Aim: Pictures stay out. Extract the lines below from the first one through the line with "268, 277, 290, 293, 292, 288, 281, 278, 277, 277, 284]", both included.

Data lines:
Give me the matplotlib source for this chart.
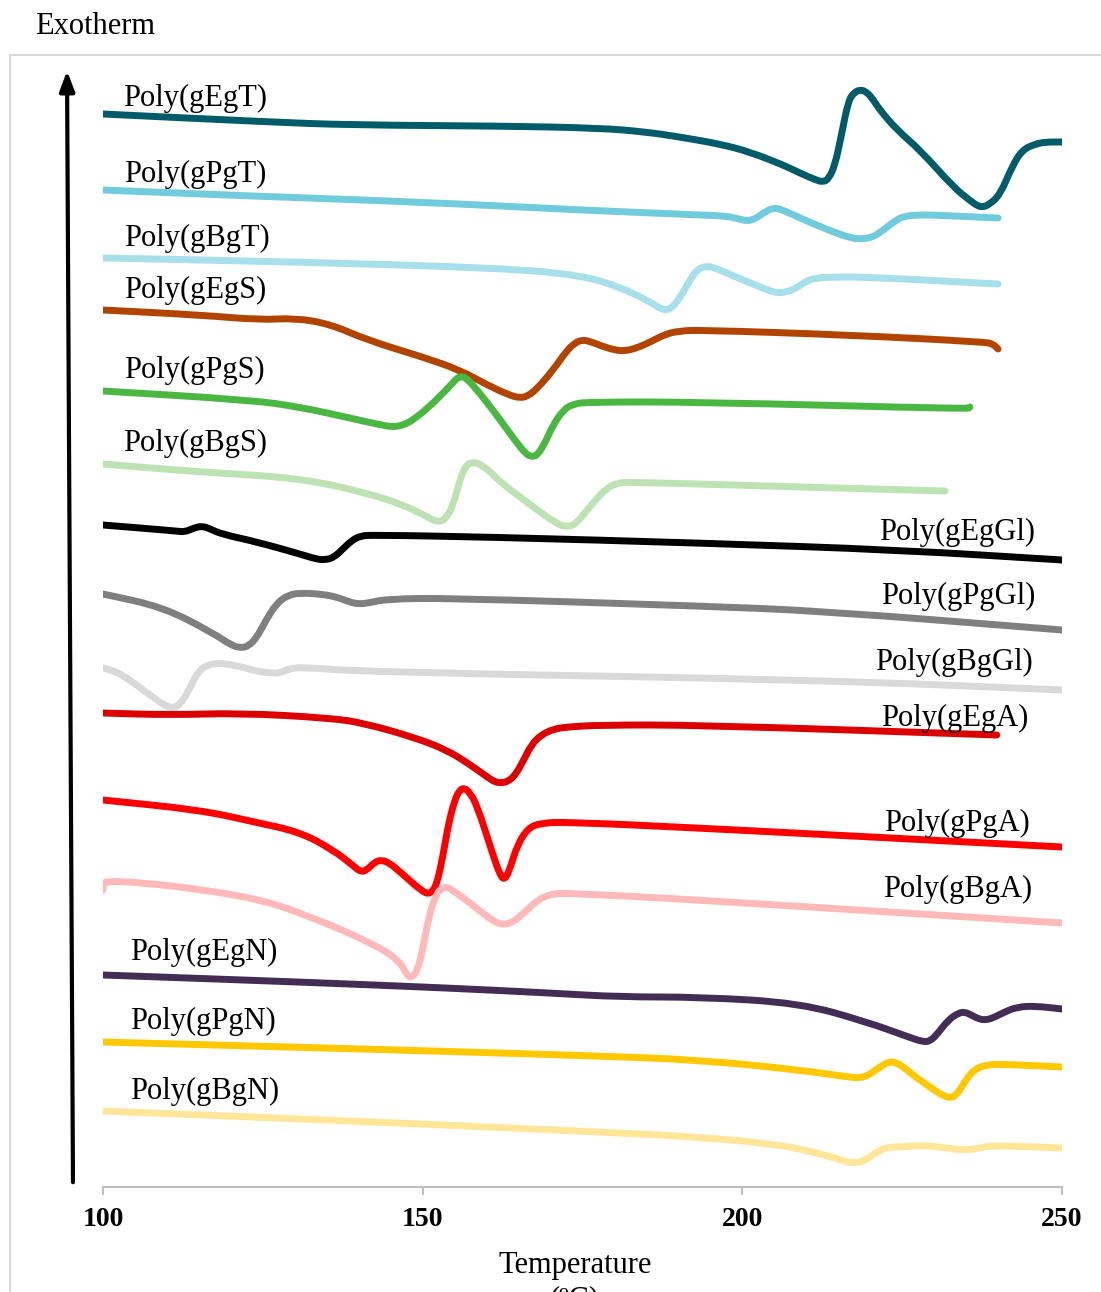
import matplotlib.pyplot as plt
from matplotlib.patches import Rectangle, PathPatch
from matplotlib.path import Path

# DSC traces, temperature (C) and vertical position (a.u., drawn downward)
gEgT_t = [100, 126.1, 138.6, 162.1, 177.7, 185.0, 190.2, 196.5, 201.2, 206.4, 209.0, 211.5, 212.6, 213.5,
          214.5, 215.5, 216.6, 217.6, 218.4, 219.2, 220.2, 221.5, 224.2, 227.8, 233.0, 235.5, 236.8,
          237.6, 238.5, 240.3, 242.3, 243.8, 245.8, 247.5, 250]
gEgT_y = [114, 122, 125, 126, 128, 132, 137, 144, 152, 165, 173, 180, 182, 179,
          165, 135, 100, 92, 90, 91, 97, 110, 130, 150, 187, 200, 206,
          207, 205, 195, 165, 150, 144, 142, 142]

gPgT_t = [100, 123.0, 149.6, 174.6, 193.4, 197.5, 199.5, 200.7, 202.0, 203.5, 204.8, 206.0, 209.0,
          214.2, 217.0, 218.4, 220.0, 221.5, 224.0, 225.5, 227.5, 229.8, 240]
gPgT_y = [190, 196, 202, 210, 215, 216, 219, 221, 219, 212, 208, 209, 218,
          232, 238, 239, 238, 233, 220, 216, 215, 215, 218]

gBgT_t = [100, 130.8, 162.1, 174.6, 180.9, 185.6, 187.3, 188.3, 189.3, 190.6, 191.8, 193.0, 194.4,
          195.8, 199.0, 203.9, 205.5, 206.9, 208.5, 210.0, 211.5, 214.0, 219.5, 240]
gBgT_y = [258, 262, 268, 275, 287, 302, 309, 310, 306, 294, 280, 269, 266,
          268, 277, 290, 293, 292, 288, 281, 278, 277, 277, 284]

gEgS_t = [100, 115.2, 124.6, 130.0, 135.5, 141.3, 150.0, 155.8, 160.1, 163.5, 165.2, 166.5, 168.0,
          170.4, 172.5, 173.8, 174.9, 176.0, 178.0, 180.0, 181.6, 183.5, 185.6, 188.0, 190.2, 193.4,
          216.8, 237.9, 239.2, 240]
gEgS_y = [310, 315, 320, 318, 324, 340, 357, 370, 385, 395, 398, 396, 388,
          370, 351, 343, 340, 341, 346, 350, 351, 348, 342, 334, 331, 330,
          335, 342, 344, 349]

gPgS_t = [100, 123.0, 130.8, 138.6, 143.5, 145.4, 147.0, 148.5, 151.0, 154.0, 155.2, 156.0, 157.0,
          158.5, 161.0, 164.4, 166.0, 167.0, 168.0, 169.2, 170.4, 172.0, 173.5, 176.0, 193.4,
          235.3, 235.6]
gPgS_y = [391, 400, 407, 418, 425, 427, 425, 420, 407, 388, 379, 376, 379,
          390, 410, 440, 453, 457, 455, 442, 425, 410, 404, 402, 402,
          409, 407]

gBgS_t = [100, 115.2, 130.8, 141.3, 147.0, 150.5, 152.2, 153.5, 154.8, 155.8, 156.8, 157.9, 158.9,
          160.5, 162.1, 167.3, 171.0, 172.6, 174.0, 176.6, 178.8, 180.5, 182.4, 209.0, 231.7]
gBgS_y = [464, 472, 478, 493, 505, 516, 522, 520, 505, 480, 465, 462, 464,
          471, 482, 507, 524, 527, 524, 503, 488, 483, 482, 487, 491]

gEgGl_t = [100, 111.5, 112.8, 114.2, 115.5, 116.8, 118.5, 124.1, 130.8, 133.3, 134.8, 136.2, 137.5,
           139.0, 140.3, 142.0, 160.1, 193.4, 224.7, 250]
gEgGl_y = [525, 531, 532, 528, 526, 529, 534, 542, 554, 559, 560, 557, 549,
           540, 536, 535, 537, 543, 550, 560]

gPgGl_t = [100, 109.4, 117.2, 120.0, 121.5, 122.8, 124.1, 125.5, 127.2, 129.0, 130.8, 134.0, 136.6,
           138.5, 140.0, 141.5, 144.4, 154.0, 193.4, 212.6, 250]
gPgGl_t = gPgGl_t
gPgGl_y = [594, 607, 633, 645, 648, 646, 637, 620, 603, 595, 593, 594, 597,
           602, 604, 603, 599, 598, 606, 611, 630]

gBgGl_t = [100, 102.7, 106.9, 109.5, 110.8, 112.0, 113.3, 114.8, 116.3, 118.0, 120.5, 124.6, 126.5,
           127.7, 129.0, 131.0, 141.3, 212.6, 250]
gBgGl_y = [668, 673, 693, 705, 708, 705, 692, 672, 665, 663, 665, 672, 673,
           673, 669, 667, 672, 680, 690]

gEgA_t = [100, 110.5, 121.4, 135.5, 140.7, 148.5, 153.8, 157.5, 160.1, 161.3, 162.3, 163.5, 164.6,
          165.8, 167.0, 168.5, 170.5, 172.6, 177.7, 193.4, 239.8]
gEgA_y = [713, 715, 713, 718, 723, 737, 750, 765, 777, 782, 783, 781, 774,
          760, 745, 735, 729, 727, 725, 725, 735]

gPgA_t = [100, 115.2, 123.7, 130.8, 136.0, 139.2, 140.3, 141.3, 142.5, 143.6, 144.8, 146.5, 150.0,
          151.2, 152.2, 153.2, 154.0, 155.0, 155.8, 156.5, 157.3, 158.5, 161.0, 162.1, 162.8,
          163.6, 164.8, 166.5, 168.5, 172.6, 193.4, 250]
gPgA_y = [800, 810, 822, 832, 850, 866, 872, 870, 862, 860, 863, 872, 892,
          894, 885, 855, 825, 800, 790, 788, 792, 805, 855, 875, 880,
          870, 845, 828, 823, 822, 828, 847]

gBgA_t = [100, 100.1, 122.5, 132.8, 143.3, 146.5, 147.5, 148.3, 149.2, 150.0, 151.0, 152.2, 153.2,
          154.3, 158.2, 161.0, 162.5, 164.2, 165.8, 168.0, 170.0, 172.6, 193.4, 250]
gBgA_y = [890, 878, 895, 917, 947, 962, 975, 978, 970, 950, 915, 893, 887,
          888, 907, 921, 925, 922, 913, 900, 894, 893, 900, 923]

gEgN_t = [100, 130.8, 154.0, 169.9, 180.9, 193.4, 209.0, 219.5, 226.0, 228.3, 229.4, 230.5, 232.2,
          233.8, 234.8, 235.8, 237.0, 238.0, 239.2, 241.0, 243.0, 245.8, 250]
gEgN_y = [975, 982, 988, 993, 997, 997, 1003, 1022, 1037, 1042, 1041, 1034, 1020,
          1013, 1012, 1015, 1019, 1020, 1018, 1012, 1007, 1006, 1009]

gPgN_t = [100, 146.5, 177.7, 193.4, 209.0, 216.5, 218.4, 219.8, 221.5, 222.8, 223.8, 225.0, 227.3,
          230.0, 231.5, 232.5, 233.5, 234.5, 235.6, 237.0, 238.5, 240.0, 250]
gPgN_y = [1042, 1050, 1056, 1060, 1070, 1077, 1078, 1075, 1067, 1062, 1062, 1066, 1078,
          1090, 1096, 1098, 1095, 1085, 1074, 1067, 1065, 1064, 1067]

gBgN_t = [100, 146.5, 177.7, 193.4, 206.4, 213.5, 216.3, 217.8, 219.3, 221.0, 222.6, 225.0, 228.3,
          233.0, 235.1, 237.0, 238.7, 242.0, 250]
gBgN_y = [1111, 1123, 1132, 1137, 1145, 1156, 1162, 1163, 1160, 1152, 1147, 1147, 1145,
          1149, 1150, 1148, 1146, 1146, 1148]

names = ['Poly(gEgT)', 'Poly(gPgT)', 'Poly(gBgT)', 'Poly(gEgS)', 'Poly(gPgS)', 'Poly(gBgS)',
         'Poly(gEgGl)', 'Poly(gPgGl)', 'Poly(gBgGl)', 'Poly(gEgA)', 'Poly(gPgA)', 'Poly(gBgA)',
         'Poly(gEgN)', 'Poly(gPgN)', 'Poly(gBgN)']
temps = [gEgT_t, gPgT_t, gBgT_t, gEgS_t, gPgS_t, gBgS_t, gEgGl_t, gPgGl_t, gBgGl_t,
         gEgA_t, gPgA_t, gBgA_t, gEgN_t, gPgN_t, gBgN_t]
sigs = [gEgT_y, gPgT_y, gBgT_y, gEgS_y, gPgS_y, gBgS_y, gEgGl_y, gPgGl_y, gBgGl_y,
        gEgA_y, gPgA_y, gBgA_y, gEgN_y, gPgN_y, gBgN_y]
colors = ['#025b69', '#70cbdd', '#a7dfea', '#b14400', '#4bb743', '#bde3b5',
          '#000000', '#7f7f7f', '#d9d9d9', '#dd0000', '#ff0000', '#ffb9b9',
          '#432d54', '#ffc800', '#ffe699']

# label anchors
lab_x = [103.1, 103.3, 103.3, 103.3, 103.3, 103.1, 245.8, 245.8, 245.5, 244.8, 245.0, 245.3, 104.3, 104.3, 104.3]
lab_y = [96, 172, 236, 288, 368, 441, 530, 594, 660, 716, 821, 887, 950, 1019, 1089]
lab_ha = ['left'] * 6 + ['right'] * 6 + ['left'] * 3

ticks = [100, 150, 200, 250]


def smooth_path(t, s):
    # excel-like smoothed line: quadratic curve segments through the midpoints
    pts = list(zip(t, s))
    verts = [pts[0], ((pts[0][0] + pts[1][0]) / 2, (pts[0][1] + pts[1][1]) / 2)]
    codes = [Path.MOVETO, Path.LINETO]
    for i in range(1, len(pts) - 1):
        nxt = pts[i + 1]
        mid = ((pts[i][0] + nxt[0]) / 2, (pts[i][1] + nxt[1]) / 2)
        verts += [pts[i], mid]
        codes += [Path.CURVE3, Path.CURVE3]
    verts.append(pts[-1])
    codes.append(Path.LINETO)
    return Path(verts, codes)


W, H = 1101, 1292
fig = plt.figure(figsize=(W / 100, H / 100), dpi=100)
ax = fig.add_axes([103 / W, (H - 1187) / H, 959 / W, (1187 - 55) / H])

for t, s, c in zip(temps, sigs, colors):
    ax.add_patch(PathPatch(smooth_path(t, s), fill=False, edgecolor=c, lw=5,
                           capstyle='round', joinstyle='round'))

for n, x, y, ha in zip(names, lab_x, lab_y, lab_ha):
    ax.text(x, y + 2, n, ha=ha, va='center', fontsize=22, family='Liberation Serif', color='black')

ax.set_xlim(100, 250)
ax.set_ylim(1187, 55)
ax.set_xticks(ticks)
ax.set_xticklabels([str(v) for v in ticks], fontsize=20, fontweight='bold', family='Liberation Serif')
ax.tick_params(axis='x', direction='out', length=6, width=1.5, color='#bfbfbf', pad=8.5)
ax.set_yticks([])
for sp in ['top', 'left', 'right']:
    ax.spines[sp].set_visible(False)
ax.spines['bottom'].set_color('#bfbfbf')
ax.spines['bottom'].set_linewidth(1.5)

# outer frame
fig.patches.append(Rectangle((10, -10), 1200, H - 55 + 10, transform=None, fill=False,
                             edgecolor='#d9d9d9', lw=1.5))

# exotherm arrow
ax.annotate('', xy=(67, H - 68), xytext=(73, H - 1185), xycoords='figure pixels',
            textcoords='figure pixels', annotation_clip=False,
            arrowprops=dict(arrowstyle='-|>,head_length=1.2,head_width=0.45', color='black', lw=3))

fig.text(35 / W, 1 - 26 / H, 'Exotherm', ha='left', va='center', fontsize=22, family='Liberation Serif')
fig.text(575 / W, 1 - 1265 / H, 'Temperature', ha='center', va='center', fontsize=22, family='Liberation Serif')
fig.text(575 / W, 1 - 1300 / H, '(ºC)', ha='center', va='center', fontsize=22, family='Liberation Serif')

fig.savefig('out.png', dpi=100)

Problem solution:
Give me the matplotlib source for this chart.
import matplotlib.pyplot as plt
from matplotlib.patches import Rectangle, PathPatch
from matplotlib.path import Path

# DSC traces, temperature (C) and vertical position (a.u., drawn downward)
gEgT_t = [100, 126.1, 138.6, 162.1, 177.7, 185.0, 190.2, 196.5, 201.2, 206.4, 209.0, 211.5, 212.6, 213.5,
          214.5, 215.5, 216.6, 217.6, 218.4, 219.2, 220.2, 221.5, 224.2, 227.8, 233.0, 235.5, 236.8,
          237.6, 238.5, 240.3, 242.3, 243.8, 245.8, 247.5, 250]
gEgT_y = [114, 122, 125, 126, 128, 132, 137, 144, 152, 165, 173, 180, 182, 179,
          165, 135, 100, 92, 90, 91, 97, 110, 130, 150, 187, 200, 206,
          207, 205, 195, 165, 150, 144, 142, 142]

gPgT_t = [100, 123.0, 149.6, 174.6, 193.4, 197.5, 199.5, 200.7, 202.0, 203.5, 204.8, 206.0, 209.0,
          214.2, 217.0, 218.4, 220.0, 221.5, 224.0, 225.5, 227.5, 229.8, 240]
gPgT_y = [190, 196, 202, 210, 215, 216, 219, 221, 219, 212, 208, 209, 218,
          232, 238, 239, 238, 233, 220, 216, 215, 215, 218]

gBgT_t = [100, 130.8, 162.1, 174.6, 180.9, 185.6, 187.3, 188.3, 189.3, 190.6, 191.8, 193.0, 194.4,
          195.8, 199.0, 203.9, 205.5, 206.9, 208.5, 210.0, 211.5, 214.0, 219.5, 240]
gBgT_y = [258, 262, 268, 275, 287, 302, 309, 310, 306, 294, 280, 269, 266,
          268, 277, 290, 293, 292, 288, 281, 278, 277, 277, 284]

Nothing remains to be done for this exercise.